Les pauvres plus pauvres et les riches plus riches
Kamel Gharbi, de l’association Awfia a dénoncé, de son côté, la violence, la haine, la diffamation devenue un constante de notre vie publique, et a pointé du doigt le gouvernement. «C’est lui le premier responsable», tranche-t-il. «Le citoyen boude la politique. 65% des Tunisiens ne connaissent pas les partis. La situation ne cesse de détériorer dans les régions. Le gouvernement parle de 80% du budget de l’Etat alloué aux régions marginalisés, de 105 milliards pour Kasserine et environs et de 100 milliards pour les régions voisines. Rien de cela n’a été fait. Les pauvres sont plus pauvres et les riches plus riches. Je mets les partis devant leur responsabilité», s’insurge le militant.
«Derrière les événements de violence à Metlaoui, Jebeniana, Sfax et ailleurs, des gens de l’ancien parti dissous et des destouriens du régime de Bourguiba, qui veulent se repositionner. Le sang de nos martyrs n’a pas encore séché. Le peuple veut que justice soit faite. Les partis doivent aller lui parler, l’écouter. Il est temps de le remettre en confiance. Sinon, tout risque d’échouer», a souligné un représentant de la ville de Regueb.

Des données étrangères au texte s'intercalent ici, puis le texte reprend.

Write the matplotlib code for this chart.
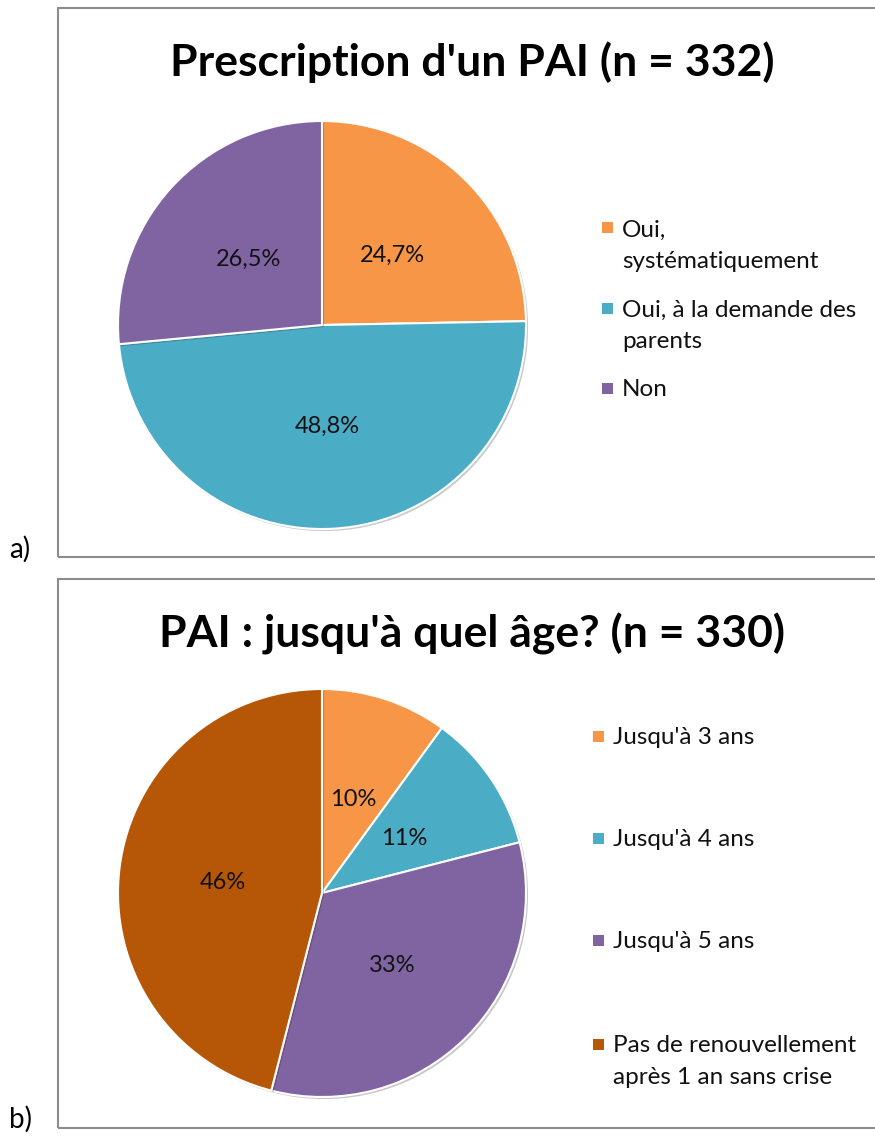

Moncef Yaâkoubi, secrétaire général de l’Union générale tunisienne du travail (Ugtt) a dit que tant que le déséquilibre régional, le chômage et la pauvreté persistent, la transition ne sera pas possible. «A-t-on oublié les revendications premières de la révolution?», a-t-il rappelé. «Vous voulez que les jeunes aillent aux urnes! Tant qu’ils sont marginalisés, ont faim et n’ont pas de travail, ils n’iront pas». Les partis connaissent maintenant d’où vient le mal, ils n’ont qu’à retrousser les manches et se mettre au travail. Ensemble et pas le choix, avant qu’il ne soit trop tard!